My sisters and I lost our parents when were children. They were trapped in a car that dove into the C canal of Blythe, California, and drowned, leaving us orphaned and permanently injuring our hearts. We moved to Virginia to live with grandparents who we didn’t even know existed before that tragic day. There was abuse in my young life after my parents passed on. Unsurprisingly, I was removed from that home and alternated between the unrest of state-raised and runaway. My teenage years were dangerous and chaotic. I was running from that unsettling feeling of emptiness and I seemed hellbent on a risk-filled, nomadic existence.
Then one day, the void and loneliness disappeared. My focus was 100 percent on my daughter, and later, a wonderful son. As the years went by, I worked hard and elevated our financial status to a six-figure income. A lot happens over the passage of time and in that particular period there were mostly beautiful memories, but, unfortunately, there were also agonizing ones that still haunt me today. My daughter, despite my every attempt to shield her from life's worst, was harmed and sexually exploited when she was a young teenager. This started a slow avalanche as she rebelled and struggled. I tried to help her but I felt so powerless. Her despair was evident and my attempts to make it all go away--futile. My emotional baggage contributed to a frailty of spirit that I will always regret.
Around this time, I injured my back falling down the stairs. The physical pain was unlike anything I had ever experienced. This led to a prescription pill addiction that bottomed out in a horrible way. After layoff and foreclosure, I began writing my own prescriptions to support my escalating habit. I ended up in jail. I had never been in trouble in my life and suddenly I was a felon, effectively homeless and jobless, after being a homeowner twice over with a promising career.
My children never used drugs more than the occasional sampling. My daughter suffered from anxiety and once I went to jail, the mom that had always saved the day was powerless to help her. Her fiance transferred with a government contractor to England and her brother, nearly 18, moved with his father to California. She felt alone and began heavily and carelessly self-medicating.
Kirstyn was shy, gentle and gorgeous.

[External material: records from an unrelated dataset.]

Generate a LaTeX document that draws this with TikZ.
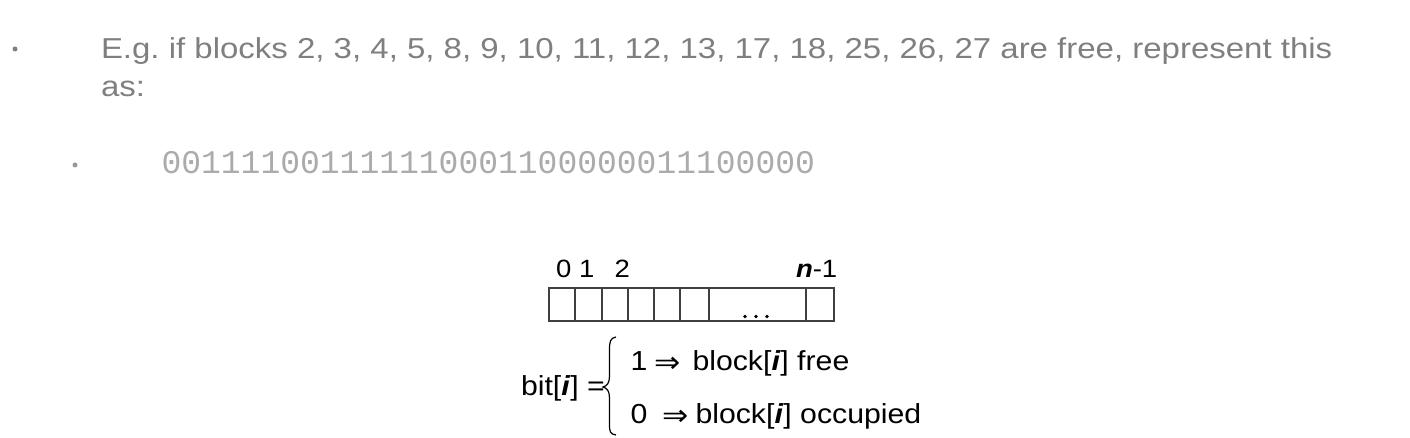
\documentclass[tikz,border=0pt]{standalone}
\usepackage{fontspec}
\setmainfont{Liberation Sans}
\newfontfamily\widesans[FakeStretch=1.145]{Liberation Sans}
\newfontfamily\diagsans[FakeStretch=1.1]{Liberation Sans}
\newfontfamily\monof{Liberation Mono}
\newfontfamily\dejavuw[FakeStretch=1.08]{DejaVu Sans}
\definecolor{txtgrey}{HTML}{7F7F7F}
\definecolor{bitgrey}{HTML}{ABABAB}
\definecolor{cellline}{HTML}{404040}
\frenchspacing
\begin{document}
\begin{tikzpicture}[x=1pt,y=-1pt,
  every node/.style={inner sep=0pt,outer sep=0pt},
  bodytxt/.style={anchor=base west,text=txtgrey,font=\widesans\fontsize{28.8}{34}\selectfont},
  bittxt/.style={anchor=base west,text=bitgrey,font=\monof\fontsize{33}{38}\selectfont},
  lbl/.style={anchor=base west,text=black,font=\diagsans\fontsize{25}{29}\selectfont},
  eqtxt/.style={anchor=base west,text=black,font=\diagsans\fontsize{27.5}{32}\selectfont},
  arr/.style={anchor=base west,text=black,font=\dejavuw\fontsize{29}{33}\selectfont},
  bulletdot/.style={circle,fill=txtgrey,minimum size=5pt},
  cell/.style={draw=cellline,line width=1.4pt}]
\useasboundingbox (0,0) rectangle (1410,438);
% bullets and text
\node[bulletdot] (b1) at (15,49) {};
\node[bodytxt] (l1) at (101,58.3) {E.g. if blocks 2, 3, 4, 5, 8, 9, 10, 11, 12, 13, 17, 18, 25, 26, 27 are free, represent this};
\node[bodytxt] (l2) at (101,96.7) {as:};
\node[bulletdot,fill=txtgrey!80] (b2) at (75,165) {};
\node[bittxt] (bits) at (161.5,173.3) {001111001111110001100000011100000};
% index labels
\node[lbl] (i0) at (556,277) {0};
\node[lbl] (i1) at (579,277) {1};
\node[lbl] (i2) at (614.5,277) {2};
\node[lbl] (in) at (796,277) {\textbf{\textit{n}}-1};
% cells
\foreach \a/\b in {549/575,575/602,602/628,628/654,654/680,680/709,709/806,806/834}
  \draw[cell] (\a,288) rectangle (\b,321);
\foreach \x in {745,756,767}
  \fill[black] (\x,316.5) circle (1.9pt);
% bit definition
\node[eqtxt] (bit) at (521,395) {bit[\textbf{\textit{i}}] =};
\coordinate (bt) at (616,337);
\coordinate (bm) at (603,387);
\coordinate (bb) at (616,435);
\draw[black,line width=1.2pt] (bt) .. controls (610,338) and (609.5,342) .. (609.5,350)
  -- (609.5,376) .. controls (609.5,383) and (607,386) .. (bm)
  .. controls (607,388) and (609.5,391) .. (609.5,398)
  -- (609.5,424) .. controls (609.5,432) and (610,434) .. (bb);
\node[eqtxt] (one) at (630.5,370) {1};
\node[arr] (a1) at (654,372.5) {⇒};
\node[eqtxt] (free) at (692.5,370) {block[\textbf{\textit{i}}] free};
\node[eqtxt] (zero) at (630.5,423) {0};
\node[arr] (a2) at (662,425.5) {⇒};
\node[eqtxt] (occ) at (695.5,423) {block[\textbf{\textit{i}}] occupied};
\end{tikzpicture}
\end{document}
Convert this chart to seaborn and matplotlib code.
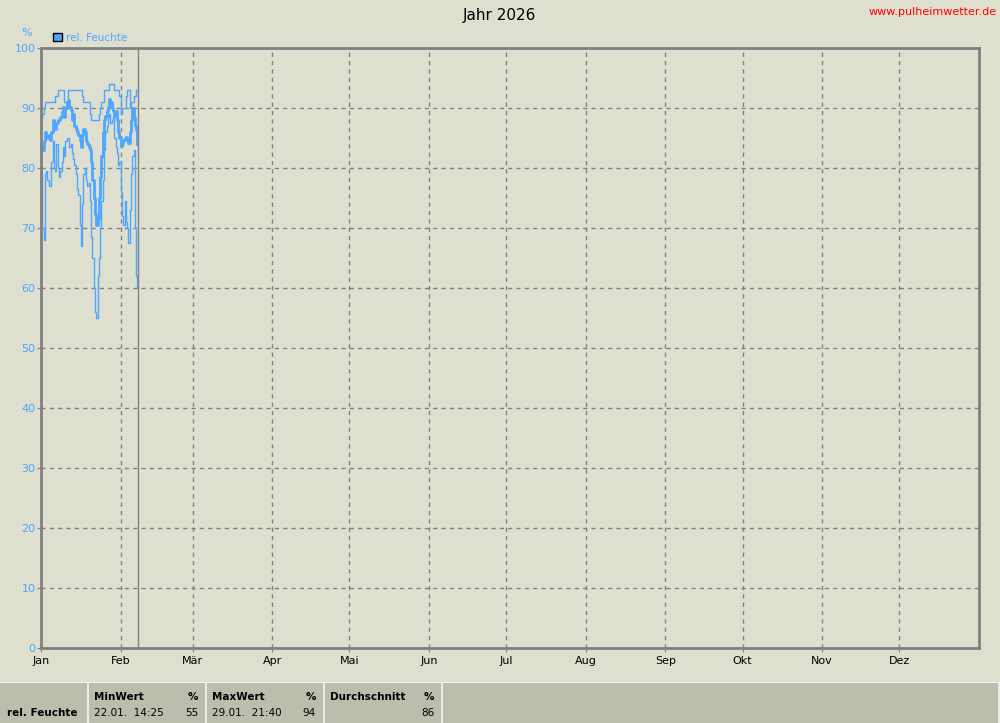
import matplotlib
matplotlib.use("Agg")
import matplotlib.pyplot as plt
import pandas as pd
import seaborn as sns
from matplotlib.patches import Rectangle, Patch

months = ["Jan", "Feb", "Mär", "Apr", "Mai", "Jun", "Jul", "Aug", "Sep", "Okt", "Nov", "Dez"]
month_start = [0, 31, 59, 90, 120, 151, 181, 212, 243, 273, 304, 334]
today = 37.6

# half-day steps since 1 Jan
day = [i / 2 for i in range(76)]

hum_max = [88, 89, 90, 91, 91, 91, 91, 91, 91, 91,
           91, 92, 92, 93, 93, 93, 93, 93, 91, 91,
           91, 93, 93, 93, 93, 93, 93, 93, 93, 93,
           93, 93, 92, 91, 91, 91, 91, 91, 89, 88,
           88, 88, 88, 88, 88, 89, 90, 91, 91, 93,
           93, 93, 93, 94, 94, 94, 94, 93, 93, 93,
           93, 92, 89, 90, 90, 90, 92, 93, 93, 90,
           91, 91, 92, 92, 93, 93]

hum_avg = [83.6, 83, 84.5, 86, 85.5, 85, 85.5, 84.7, 86, 88,
           87, 86.5, 87.5, 88, 88, 88.5, 89.4, 90.2, 88.5, 90,
           91, 91.3, 90.2, 89.6, 88, 89, 87, 86.5, 86, 85.5,
           84.7, 83.5, 85.5, 86.5, 86, 84.5, 84, 83.5, 83, 81,
           78, 75, 72.4, 70.5, 71.5, 75, 78.5, 82, 86, 88,
           88.6, 89.5, 90.2, 91.5, 91, 90, 89.5, 88.6, 89.5, 88,
           86, 85, 83.6, 84, 84.7, 85, 85.2, 84.7, 84.2, 86,
           88, 90, 88.5, 87, 86.3, 84]

hum_min = [79, 70, 68, 79, 79.5, 78, 77, 77, 81, 84.5,
           80, 79.5, 84, 80, 78.5, 79.5, 81, 83.5, 82, 84.5,
           85, 85, 83.5, 84, 82.5, 81.5, 80.5, 79, 76.5, 75.5,
           70.5, 67, 74, 79, 80, 78, 77, 77.5, 74.5, 68.5,
           65, 60, 56, 55, 62, 65, 70, 74.5, 78, 83,
           86, 87, 88.5, 89, 87.5, 88, 88.5, 85, 83.5, 82.5,
           80.5, 81, 76, 72, 70.5, 74.5, 71, 70, 67.5, 73,
           79, 82, 83, 70, 62, 60]

df = pd.DataFrame({"day": day, "max": hum_max, "avg": hum_avg, "min": hum_min})

bg = "#dfdfd0"
blue = "#4da6ff"
grey = "#808080"

plt.rcParams["font.family"] = ["DejaVu Sans"]
fig = plt.figure(figsize=(10, 7.23), dpi=100, facecolor=bg)
ax = fig.add_axes([0.041, 0.1037, 0.938, 0.83], facecolor=bg)

sns.lineplot(data=df, x="day", y="max", ax=ax, color=blue, lw=1, drawstyle="steps-post")
sns.lineplot(data=df, x="day", y="min", ax=ax, color=blue, lw=1, drawstyle="steps-post")
sns.lineplot(data=df, x="day", y="avg", ax=ax, color=blue, lw=2, drawstyle="steps-post")
ax.axvline(today, color=grey, lw=1)

ax.set_xlim(0, 365)
ax.set_ylim(0, 100)
ax.set_xticks(month_start)
ax.set_xticklabels(months, fontsize=8)
ax.set_yticks(range(0, 101, 10))
ax.tick_params(axis="y", colors=grey, labelcolor=blue, labelsize=8, length=3, pad=1)
ax.tick_params(axis="x", colors=grey, labelcolor="black", length=3, pad=3)
ax.grid(True, color=grey, ls=(0, (3, 3)), lw=1)
for s in ax.spines.values():
    s.set_color(grey)
    s.set_linewidth(2)
ax.set_xlabel("")
ax.set_ylabel("")

fig.text(0.5, 0.978, "Jahr 2026", ha="center", va="center", fontsize=11)
fig.text(0.997, 0.983, "www.pulheimwetter.de", ha="right", va="center", fontsize=8, color="red")
fig.text(0.027, 0.954, "%", ha="center", va="center", fontsize=8, color=blue)
fig.legend(handles=[Patch(facecolor=blue, edgecolor="black", lw=1)], labels=["rel. Feuchte"],
           loc="center left", bbox_to_anchor=(0.044, 0.948), frameon=False,
           handlelength=0.8, handleheight=0.8, handletextpad=0.4, fontsize=7.5, labelcolor=blue)

# summary table at the bottom
H = 723
panel = "#bdbdad"
fig.patches.append(Rectangle((0, 0), 1, 40 / H, transform=fig.transFigure, facecolor=panel,
                             edgecolor="none", zorder=0))
fig.patches.append(Rectangle((0, 40 / H), 1, 1.5 / H, transform=fig.transFigure, facecolor="#f4f4ee",
                             edgecolor="none", zorder=1))
for xs in [87, 205, 323, 441, 998]:
    fig.patches.append(Rectangle((xs / 1000, 0), 1.5 / 1000, 40 / H, transform=fig.transFigure,
                                 facecolor="#ececE4", edgecolor="none", zorder=1))

ytop = 1 - 697 / H
ybot = 1 - 713 / H
fig.text(0.007, ybot, "rel. Feuchte", fontsize=7.5, weight="bold", va="center")
cells = [(94, 198, "MinWert", "22.01.  14:25", "55"),
         (212, 316, "MaxWert", "29.01.  21:40", "94"),
         (330, 434, "Durchschnitt", "", "86")]
for x0, x1, head, when, val in cells:
    fig.text(x0 / 1000, ytop, head, fontsize=7.5, weight="bold", va="center")
    fig.text(x1 / 1000, ytop, "%", fontsize=7.5, weight="bold", va="center", ha="right")
    fig.text(x0 / 1000, ybot, when, fontsize=7.5, va="center")
    fig.text(x1 / 1000, ybot, val, fontsize=7.5, va="center", ha="right")

fig.savefig("out.png", dpi=100, facecolor=bg)
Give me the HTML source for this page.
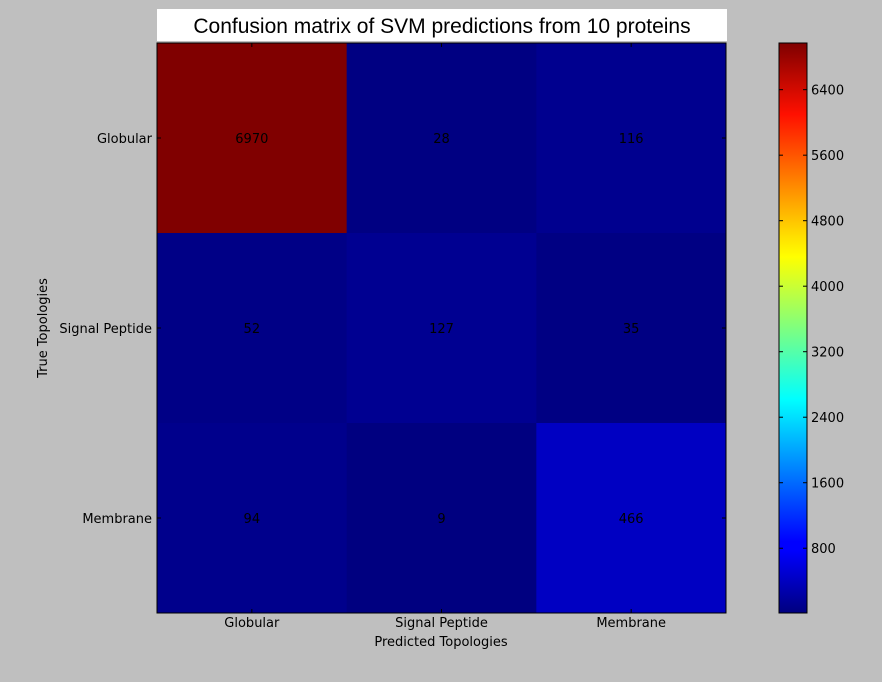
<!DOCTYPE html>
<html><head><meta charset="utf-8"><style>
body{margin:0;background:#bfbfbf;}
svg{display:block;font-family:"DejaVu Sans","Liberation Sans",sans-serif;}
</style></head><body>
<svg id="c" width="882" height="682" xmlns="http://www.w3.org/2000/svg">
<rect x="0" y="0" width="882" height="682" fill="#bfbfbf"/>
<defs><linearGradient id="jet" x1="0" y1="1" x2="0" y2="0">
<stop offset="0" stop-color="#00007f"/><stop offset="0.11" stop-color="#0000ff"/><stop offset="0.125" stop-color="#0000ff"/><stop offset="0.34" stop-color="#00dcff"/><stop offset="0.375" stop-color="#00ffff"/><stop offset="0.5" stop-color="#7fff7f"/><stop offset="0.625" stop-color="#ffff00"/><stop offset="0.66" stop-color="#ffe000"/><stop offset="0.875" stop-color="#ff1000"/><stop offset="1" stop-color="#7f0000"/>
</linearGradient></defs>
<rect x="157" y="9" width="570" height="32" fill="#fff"/>
<text x="442" y="33" text-anchor="middle" font-family="Liberation Sans, sans-serif" font-size="21" fill="#000">Confusion matrix of SVM predictions  from 10 proteins</text>
<g id="cells"></g>
<rect x="157" y="43" width="569" height="570" fill="none" stroke="#000" stroke-width="1"/>
<g id="axes"></g>
<text x="441" y="646" text-anchor="middle" font-size="13" fill="#000">Predicted Topologies</text>
<text transform="translate(47,328) rotate(-90)" text-anchor="middle" font-size="13" fill="#000">True Topologies</text>
<rect x="779" y="43" width="28" height="570" fill="url(#jet)" stroke="#000" stroke-width="1"/>
<g id="cbar"></g>
</svg>
<script>
const categories = ["Globular","Signal Peptide","Membrane"];
const row0 = [6970, 28, 116];
const row1 = [52, 127, 35];
const row2 = [94, 9, 466];
const matrix = [row0, row1, row2];
const cbarTicks = [800,1600,2400,3200,4000,4800,5600,6400];
const vmin = 9, vmax = 6970;

const NS="http://www.w3.org/2000/svg";
const X0=157,Y0=43,W=569,H=570;
const n=categories.length, cw=W/n, ch=H/n;
function xPos(i){return X0+i*cw;}
function yPos(j){return Y0+j*ch;}
function cbY(v){return 613-(v-vmin)/(vmax-vmin)*570;}
function jet(t){
  function c(x){return Math.max(0,Math.min(1,x));}
  const r=c(1.5-Math.abs(4*t-3)), g=c(1.5-Math.abs(4*t-2)), b=c(1.5-Math.abs(4*t-1));
  return `rgb(${Math.round(r*255)},${Math.round(g*255)},${Math.round(b*255)})`;
}
function mk(tag,attrs,parent){const e=document.createElementNS(NS,tag);for(const k in attrs)e.setAttribute(k,attrs[k]);parent.appendChild(e);return e;}
const cells=document.getElementById('cells'), axes=document.getElementById('axes'), cbar=document.getElementById('cbar');
matrix.forEach((row,j)=>row.forEach((v,i)=>{
  const r=mk('rect',{x:xPos(i),y:yPos(j),width:cw+0.5,height:ch+0.5,fill:jet((v-vmin)/(vmax-vmin))},cells);
  
  
  const t=mk('text',{x:xPos(i)+cw/2,y:yPos(j)+ch/2+5,'text-anchor':'middle','font-size':13,fill:'#000'},cells);
  t.textContent=v;
  
  
}));
categories.forEach((c,i)=>{
  const cx=xPos(i)+cw/2, cy=yPos(i)+ch/2;
  mk('line',{x1:cx,y1:Y0,x2:cx,y2:Y0+4,stroke:'#000'},axes);
  mk('line',{x1:cx,y1:Y0+H,x2:cx,y2:Y0+H-4,stroke:'#000'},axes);
  mk('line',{x1:X0,y1:cy,x2:X0+4,y2:cy,stroke:'#000'},axes);
  mk('line',{x1:X0+W,y1:cy,x2:X0+W-4,y2:cy,stroke:'#000'},axes);
  const tx=mk('text',{x:cx,y:627,'text-anchor':'middle','font-size':13,fill:'#000'},axes);
  tx.textContent=c;
  
  
  const ty=mk('text',{x:152,y:cy+5,'text-anchor':'end','font-size':13,fill:'#000'},axes);
  ty.textContent=c;
  
  
});
cbarTicks.forEach(v=>{
  const y=cbY(v);
  mk('line',{x1:779,y1:y,x2:783,y2:y,stroke:'#000'},cbar);
  mk('line',{x1:807,y1:y,x2:803,y2:y,stroke:'#000'},cbar);
  const t=mk('text',{x:811,y:y+5,'font-size':13,fill:'#000'},cbar);
  t.textContent=v;
  
  
});
</script>
</body></html>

She adored animals and wanted to save all of them. She would find the least attractive, the most broken of the bunch, and that would be the cat or dog she wanted to take home. From tadpoles to earthworms, there wasn't a creature that she was afraid of and didn’t love. She had an infectious belly laugh and always saw the best in others. She complimented other girls and gave the most she could of her wonderful soul. She was the life of the party and a risk-taker with a childlike spirit. Her light wasn't reciprocated. In fact, it was abused. On October 16, 2011, my precious daughter lost her life to her brief addiction. I was in jail and could do nothing. All I can tell you is that it is a grief I'll never be able to fully comprehend or articulate.
After my release from jail into an ankle monitoring program, two FBI agents made my acquaintance and asked a group of us to participate in the, "Chasing the Dragon" project. The project is a collaboration between the FBI and the DEA to educate and raise awareness among youth regarding the dangers and devastating consequences of opiate addiction. This project involves screening a documentary and teaching a study guide in school curriculum nationally in hopes of saving young lives.
As a recovered addict and grieving mother of a 20 year old who lost her promising life to addiction, I know we must do more. Those in recovery who are able to speak must be heard and represented in this fight to find solutions for this crippling American epidemic. We can't continue to villainize and hunt for the dealer or "that bad kid" that influenced our child. We need to dig deep, open our eyes and ask, why does America hurt? We are a nation in crisis.